Elle recevra de nouveau son salaire : son commerce recommencera à prospérer. C’est ce qui arriva sans doute après la chute de la domination chaldéenne. Tous les peuples opprimés se relevèrent. Les Juifs rentrèrent en Palestine et rebâtirent leur temple ; Tyr, sans recouvrer son ancienne puissance politique, redevint florissante. Au temps de la domination romaine, son commerce était encore très prospère.

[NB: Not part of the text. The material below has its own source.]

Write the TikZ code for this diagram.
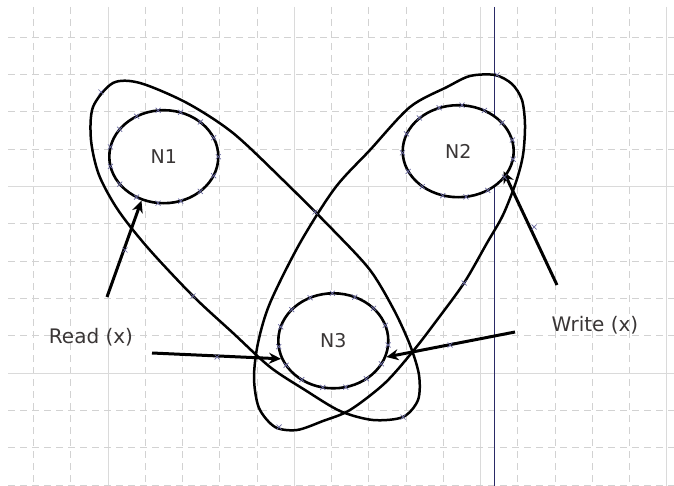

Tyr convertie, à la suite de son jugement, consacrera le fruit de son trafic à l’Éternel et à ses serviteurs (comparez Ésaïe 18.7). On pourrait trouver un accomplissement partiel de cette prophétie dans le fait rapporté Esdras 3.7, où nous voyons les Tyriens et les Sidoniens contribuer à la construction du nouveau temple, en amenant gratuitement du Liban à Jaffa les bois nécessaires. Tyr avait jadis déjà coopéré à la construction du temple de Salomon ; elle restait ainsi fidèle à son rôle. On pourrait aussi penser à la fondation de l’Église chrétienne à Tyr (Actes 21.3 et suivants). Mais l’accomplissement absolu de la prophétie du relèvement ne peut avoir lieu qu’après que le jugement lui-même est arrivé à son terme. De même que les Égyptiens et les Assyriens sont présentés au chapitre 19 comme les types de tout le monde païen, au point de vue de sa puissance et de sa civilisation en général, de même Tyr convertie représente l’activité commerciale sanctifiée et s’employant à l’avancement du règne de Jéhova sur la terre. C’est ce qui arrivera à la fin des temps soit pour Tyr elle-même, soit pour cette branche du travail humain dont elle était l’incarnation au temps d’Ésaïe. Le prophète n’indique que le point de départ des châtiments et des relèvements qui se succèdent dans l’histoire et le terme auquel les uns et les autres doivent aboutir. La prophétie n’est pas l’histoire ; mais son accomplissement, pour être réparti en une série de phases confondues dans l’intuition prophétique, n’en est pas moins réel.